Restate the listing below word for word, omitting any images.

[Data provided]
========
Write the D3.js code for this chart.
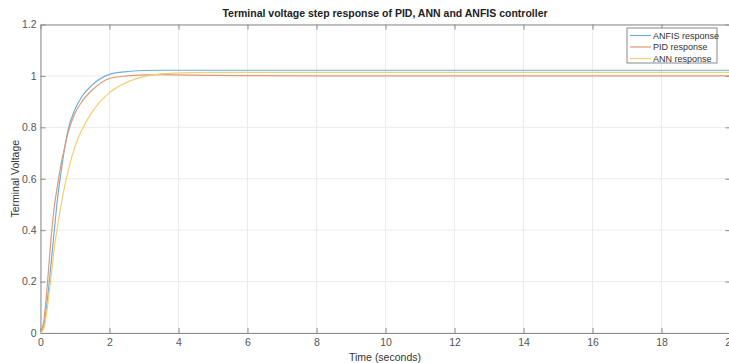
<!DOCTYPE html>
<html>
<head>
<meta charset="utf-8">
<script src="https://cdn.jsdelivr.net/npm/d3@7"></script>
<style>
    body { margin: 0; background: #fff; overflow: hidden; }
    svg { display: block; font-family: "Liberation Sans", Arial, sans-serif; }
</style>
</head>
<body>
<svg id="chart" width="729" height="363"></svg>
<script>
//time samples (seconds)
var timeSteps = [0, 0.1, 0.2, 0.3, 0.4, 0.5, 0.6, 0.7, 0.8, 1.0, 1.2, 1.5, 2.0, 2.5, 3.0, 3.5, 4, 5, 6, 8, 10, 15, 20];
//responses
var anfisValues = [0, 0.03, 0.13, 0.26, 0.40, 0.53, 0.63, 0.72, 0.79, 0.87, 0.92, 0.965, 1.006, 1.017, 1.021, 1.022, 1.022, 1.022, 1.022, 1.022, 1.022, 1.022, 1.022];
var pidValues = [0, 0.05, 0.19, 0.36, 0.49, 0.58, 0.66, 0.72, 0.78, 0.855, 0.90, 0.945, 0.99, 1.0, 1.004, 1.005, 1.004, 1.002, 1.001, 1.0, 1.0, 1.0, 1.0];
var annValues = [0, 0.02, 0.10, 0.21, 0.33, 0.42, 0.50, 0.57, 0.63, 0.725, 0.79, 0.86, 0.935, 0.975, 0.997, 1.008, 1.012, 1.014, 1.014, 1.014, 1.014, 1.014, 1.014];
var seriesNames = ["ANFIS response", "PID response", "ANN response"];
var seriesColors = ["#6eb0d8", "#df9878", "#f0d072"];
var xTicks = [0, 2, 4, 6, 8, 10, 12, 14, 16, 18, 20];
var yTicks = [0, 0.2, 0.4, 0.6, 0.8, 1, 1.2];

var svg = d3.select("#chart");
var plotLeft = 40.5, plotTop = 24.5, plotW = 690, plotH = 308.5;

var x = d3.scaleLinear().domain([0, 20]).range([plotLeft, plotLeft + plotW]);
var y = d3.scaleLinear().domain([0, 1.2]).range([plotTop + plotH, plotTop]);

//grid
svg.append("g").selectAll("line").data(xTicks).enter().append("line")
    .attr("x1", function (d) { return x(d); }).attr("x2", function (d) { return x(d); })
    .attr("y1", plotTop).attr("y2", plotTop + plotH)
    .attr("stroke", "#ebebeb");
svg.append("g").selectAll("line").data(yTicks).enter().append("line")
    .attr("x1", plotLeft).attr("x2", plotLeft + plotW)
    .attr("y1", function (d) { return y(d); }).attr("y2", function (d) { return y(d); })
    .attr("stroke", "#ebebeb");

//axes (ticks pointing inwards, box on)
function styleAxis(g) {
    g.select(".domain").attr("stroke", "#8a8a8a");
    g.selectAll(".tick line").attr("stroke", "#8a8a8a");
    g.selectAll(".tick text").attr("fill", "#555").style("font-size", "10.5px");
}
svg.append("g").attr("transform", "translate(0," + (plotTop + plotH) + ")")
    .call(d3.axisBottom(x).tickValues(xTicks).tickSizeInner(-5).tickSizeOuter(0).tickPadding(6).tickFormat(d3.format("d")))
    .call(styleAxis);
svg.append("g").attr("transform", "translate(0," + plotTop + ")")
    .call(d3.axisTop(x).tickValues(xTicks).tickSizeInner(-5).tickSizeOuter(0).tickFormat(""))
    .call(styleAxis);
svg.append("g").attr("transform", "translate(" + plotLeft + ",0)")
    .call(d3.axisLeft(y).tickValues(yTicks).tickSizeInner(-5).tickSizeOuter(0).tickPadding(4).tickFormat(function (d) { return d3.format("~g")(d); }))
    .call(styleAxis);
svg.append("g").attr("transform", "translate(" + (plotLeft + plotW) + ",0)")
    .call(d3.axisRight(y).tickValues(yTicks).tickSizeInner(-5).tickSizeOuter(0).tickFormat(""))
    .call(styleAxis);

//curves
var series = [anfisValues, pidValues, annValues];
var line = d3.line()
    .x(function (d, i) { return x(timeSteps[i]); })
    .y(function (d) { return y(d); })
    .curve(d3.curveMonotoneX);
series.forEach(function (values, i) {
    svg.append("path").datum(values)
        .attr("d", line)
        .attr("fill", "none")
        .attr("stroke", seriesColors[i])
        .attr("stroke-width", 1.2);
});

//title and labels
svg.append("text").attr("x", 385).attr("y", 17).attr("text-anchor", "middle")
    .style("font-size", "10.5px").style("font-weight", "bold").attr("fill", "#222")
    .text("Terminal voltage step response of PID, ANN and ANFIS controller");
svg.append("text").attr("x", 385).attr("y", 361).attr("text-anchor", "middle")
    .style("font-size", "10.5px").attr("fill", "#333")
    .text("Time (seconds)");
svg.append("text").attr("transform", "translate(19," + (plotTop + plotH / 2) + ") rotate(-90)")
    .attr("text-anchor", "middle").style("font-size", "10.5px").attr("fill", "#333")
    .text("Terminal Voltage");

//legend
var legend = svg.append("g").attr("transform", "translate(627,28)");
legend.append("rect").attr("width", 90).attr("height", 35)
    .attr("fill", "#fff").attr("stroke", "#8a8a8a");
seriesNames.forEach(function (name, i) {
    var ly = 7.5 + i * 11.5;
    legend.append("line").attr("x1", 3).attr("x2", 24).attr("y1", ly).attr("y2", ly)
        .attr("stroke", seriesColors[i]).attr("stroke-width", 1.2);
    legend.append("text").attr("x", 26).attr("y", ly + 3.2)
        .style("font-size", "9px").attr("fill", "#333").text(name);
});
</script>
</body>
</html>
========
[Exercise solution]
Write the D3.js code for this chart.
<!DOCTYPE html>
<html>
<head>
<meta charset="utf-8">
<script src="https://cdn.jsdelivr.net/npm/d3@7"></script>
<style>
    body { margin: 0; background: #fff; overflow: hidden; }
    svg { display: block; font-family: "Liberation Sans", Arial, sans-serif; }
</style>
</head>
<body>
<svg id="chart" width="729" height="363"></svg>
<script>
//time samples (seconds)
var timeSteps = [0, 0.1, 0.2, 0.3, 0.4, 0.5, 0.6, 0.7, 0.8, 1.0, 1.2, 1.5, 2.0, 2.5, 3.0, 3.5, 4, 5, 6, 8, 10, 15, 20];
//responses
var anfisValues = [0, 0.03, 0.13, 0.26, 0.40, 0.53, 0.63, 0.72, 0.79, 0.87, 0.92, 0.965, 1.006, 1.017, 1.021, 1.022, 1.022, 1.022, 1.022, 1.022, 1.022, 1.022, 1.022];
var pidValues = [0, 0.05, 0.19, 0.36, 0.49, 0.58, 0.66, 0.72, 0.78, 0.855, 0.90, 0.945, 0.99, 1.0, 1.004, 1.005, 1.004, 1.002, 1.001, 1.0, 1.0, 1.0, 1.0];
var annValues = [0, 0.02, 0.10, 0.21, 0.33, 0.42, 0.50, 0.57, 0.63, 0.725, 0.79, 0.86, 0.935, 0.975, 0.997, 1.008, 1.012, 1.014, 1.014, 1.014, 1.014, 1.014, 1.014];
var seriesNames = ["ANFIS response", "PID response", "ANN response"];
var seriesColors = ["#6eb0d8", "#df9878", "#f0d072"];
var xTicks = [0, 2, 4, 6, 8, 10, 12, 14, 16, 18, 20];
var yTicks = [0, 0.2, 0.4, 0.6, 0.8, 1, 1.2];

var svg = d3.select("#chart");
var plotLeft = 40.5, plotTop = 24.5, plotW = 690, plotH = 308.5;

var x = d3.scaleLinear().domain([0, 20]).range([plotLeft, plotLeft + plotW]);
var y = d3.scaleLinear().domain([0, 1.2]).range([plotTop + plotH, plotTop]);

//grid
svg.append("g").selectAll("line").data(xTicks).enter().append("line")
    .attr("x1", function (d) { return x(d); }).attr("x2", function (d) { return x(d); })
    .attr("y1", plotTop).attr("y2", plotTop + plotH)
    .attr("stroke", "#ebebeb");
svg.append("g").selectAll("line").data(yTicks).enter().append("line")
    .attr("x1", plotLeft).attr("x2", plotLeft + plotW)
    .attr("y1", function (d) { return y(d); }).attr("y2", function (d) { return y(d); })
    .attr("stroke", "#ebebeb");

//axes (ticks pointing inwards, box on)
function styleAxis(g) {
    g.select(".domain").attr("stroke", "#8a8a8a");
    g.selectAll(".tick line").attr("stroke", "#8a8a8a");
    g.selectAll(".tick text").attr("fill", "#555").style("font-size", "10.5px");
}
svg.append("g").attr("transform", "translate(0," + (plotTop + plotH) + ")")
    .call(d3.axisBottom(x).tickValues(xTicks).tickSizeInner(-5).tickSizeOuter(0).tickPadding(6).tickFormat(d3.format("d")))
    .call(styleAxis);
svg.append("g").attr("transform", "translate(0," + plotTop + ")")
    .call(d3.axisTop(x).tickValues(xTicks).tickSizeInner(-5).tickSizeOuter(0).tickFormat(""))
    .call(styleAxis);
svg.append("g").attr("transform", "translate(" + plotLeft + ",0)")
    .call(d3.axisLeft(y).tickValues(yTicks).tickSizeInner(-5).tickSizeOuter(0).tickPadding(4).tickFormat(function (d) { return d3.format("~g")(d); }))
    .call(styleAxis);
svg.append("g").attr("transform", "translate(" + (plotLeft + plotW) + ",0)")
    .call(d3.axisRight(y).tickValues(yTicks).tickSizeInner(-5).tickSizeOuter(0).tickFormat(""))
    .call(styleAxis);

//curves
var series = [anfisValues, pidValues, annValues];
var line = d3.line()
    .x(function (d, i) { return x(timeSteps[i]); })
    .y(function (d) { return y(d); })
    .curve(d3.curveMonotoneX);
series.forEach(function (values, i) {
    svg.append("path").datum(values)
        .attr("d", line)
        .attr("fill", "none")
        .attr("stroke", seriesColors[i])
        .attr("stroke-width", 1.2);
});

//title and labels
svg.append("text").attr("x", 385).attr("y", 17).attr("text-anchor", "middle")
    .style("font-size", "10.5px").style("font-weight", "bold").attr("fill", "#222")
    .text("Terminal voltage step response of PID, ANN and ANFIS controller");
svg.append("text").attr("x", 385).attr("y", 361).attr("text-anchor", "middle")
    .style("font-size", "10.5px").attr("fill", "#333")
    .text("Time (seconds)");
svg.append("text").attr("transform", "translate(19," + (plotTop + plotH / 2) + ") rotate(-90)")
    .attr("text-anchor", "middle").style("font-size", "10.5px").attr("fill", "#333")
    .text("Terminal Voltage");

//legend
var legend = svg.append("g").attr("transform", "translate(627,28)");
legend.append("rect").attr("width", 90).attr("height", 35)
    .attr("fill", "#fff").attr("stroke", "#8a8a8a");
seriesNames.forEach(function (name, i) {
    var ly = 7.5 + i * 11.5;
    legend.append("line").attr("x1", 3).attr("x2", 24).attr("y1", ly).attr("y2", ly)
        .attr("stroke", seriesColors[i]).attr("stroke-width", 1.2);
    legend.append("text").attr("x", 26).attr("y", ly + 3.2)
        .style("font-size", "9px").attr("fill", "#333").text(name);
});
</script>
</body>
</html>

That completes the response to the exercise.